You simply must read all of this.
The problem is that the "supervisory class" in Iraq has been, for centuries, largely Sunni...
You have plenty of entrepreneurs in Iraq, but a real shortage of modern, reliable managers...
Most of the guys who know modern management techniques are Sunnis, and often former (or even current) Baath Party members. Since Saddam took over, guess who was favored when it came to college admissions, or study overseas?
If you let too many Sunnis back into the management positions, guess who is going to have a great deal of control over the country, way out of proportion to their numbers? ...
Nearly all the violence in Iraq is coming from the twenty percent of the population that are Sunni Arabs.
Thousands of violent Sunnis have been arrested and interrogated and it’s pretty clear from those interrogations that the violence in Iraq comes from several sources. There are the members of Saddam’s security and intelligence organizations carrying out a pre-war plan for creating violence and disorder if Iraq is occupied. There are also many Sunni Arabs acting on their own to oppose those foreigners who would allow the majority Shia and Kurds to rule the nation. And then there were the foreign fighters, who saw Saddam as a great Arab hero and the Sunni Arab cause worthy of support...
Iraq has another problem that soldiers and reconstruction workers have to deal with. There’s a tendency to allow emotions, rather than logic and analysis, drive Iraqi public opinion and policy making. Rumors and the most outrageous stories spread rapidly and are readily believed. This is actually quite common throughout the Arab world...

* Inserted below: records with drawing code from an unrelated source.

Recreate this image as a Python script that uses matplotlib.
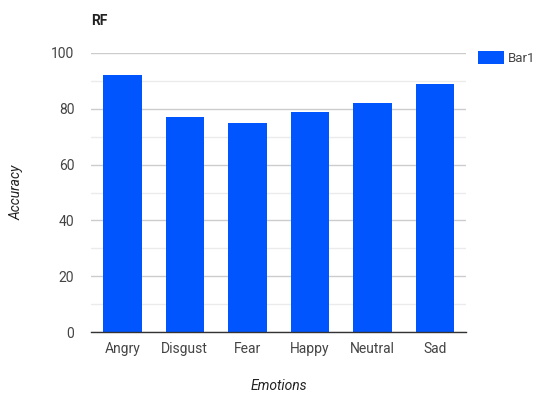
import matplotlib
matplotlib.use("Agg")
import matplotlib.pyplot as plt
from matplotlib.patches import Patch

categories = ["Angry", "Disgust", "Fear", "Happy", "Neutral", "Sad"]
accuracy = [92, 77, 75, 79, 82, 89]
series_name = "Bar1"
y_ticks = [0, 20, 40, 60, 80, 100]

BAR_COLOR = "#0055ff"
TEXT_COLOR = "#444444"

plt.rcParams["font.family"] = ["Roboto", "DejaVu Sans"]

fig = plt.figure(figsize=(5.36, 3.97), dpi=100)
ax = fig.add_axes([91 / 536, 1 - 332 / 397, 375 / 536, 279 / 397])

x = list(range(len(categories)))
ax.bar(x, accuracy, width=0.616, color=BAR_COLOR, zorder=3)

ax.set_xlim(-0.5, len(categories) - 0.5)
ax.set_ylim(0, 100)
ax.set_yticks(y_ticks)
ax.set_yticks([10, 30, 50, 70, 90], minor=True)
ax.set_xticks(x)
ax.set_xticklabels(categories)

ax.grid(axis="y", which="major", color="#cccccc", linewidth=1, zorder=0)
ax.grid(axis="y", which="minor", color="#ebebeb", linewidth=1, zorder=0)
ax.tick_params(axis="y", which="both", length=0, pad=12, labelsize=10, labelcolor=TEXT_COLOR)
ax.tick_params(axis="x", length=0, pad=7, labelsize=10, labelcolor=TEXT_COLOR)

for side in ("top", "right", "left"):
    ax.spines[side].set_visible(False)
ax.spines["bottom"].set_color("#333333")
ax.spines["bottom"].set_linewidth(1)
ax.spines["bottom"].set_zorder(4)

ax.set_xlabel("Emotions", fontsize=10, style="italic", color="#222222", labelpad=17)
ax.set_ylabel("Accuracy", fontsize=10, style="italic", color="#222222", labelpad=20)

fig.text(91 / 536, 1 - 21 / 397, "RF", fontsize=10, fontweight="bold",
         color="#222222", ha="left", va="center")

ax.legend(handles=[Patch(facecolor=BAR_COLOR, label=series_name)],
          loc="upper left", bbox_to_anchor=(478 / 536, 1 - 51 / 397),
          bbox_transform=fig.transFigure, frameon=False, borderpad=0,
          borderaxespad=0, handlelength=2.0, handleheight=1.1, handletextpad=0.3,
          fontsize=9.5, labelcolor=TEXT_COLOR)

fig.savefig("out.png", dpi=100)
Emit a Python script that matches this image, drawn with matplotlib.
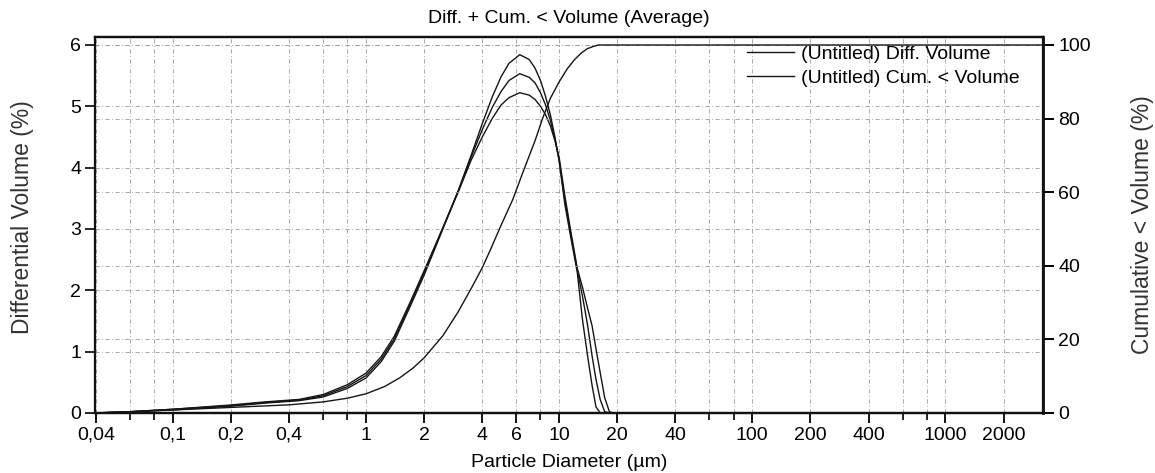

In the Arab world (and many other parts of the world as well), the party line, and a desire for the most exciting and shocking spin on a story, come first.
This kind of journalism makes the fall of Saddam Hussein’s government into a great tragedy. It leads to inventing an endless litany of fictional American “atrocities” against Iraq.
At the same time, the dozens of Iraqi torture videos discovered in Iraq, showing Saddam’s secret police at work, were rarely broadcast by Arab media outside Iraq. These videos were very popular inside Iraq, but foreign Arab news organizations shunned them because the reality of Saddam's atrocities did not agree with the fantasy of Saddam the Arab hero that these news outfits were pushing.
Actually, the disconnect between reality and Arab news organizations (especially satellite news outfits al Jazeera and al Arabia) has become so great that Iraqis (according to a recent survey) are switching more to local TV stations....
Truth is not an abstract, lack of it can kill in places like Iraq.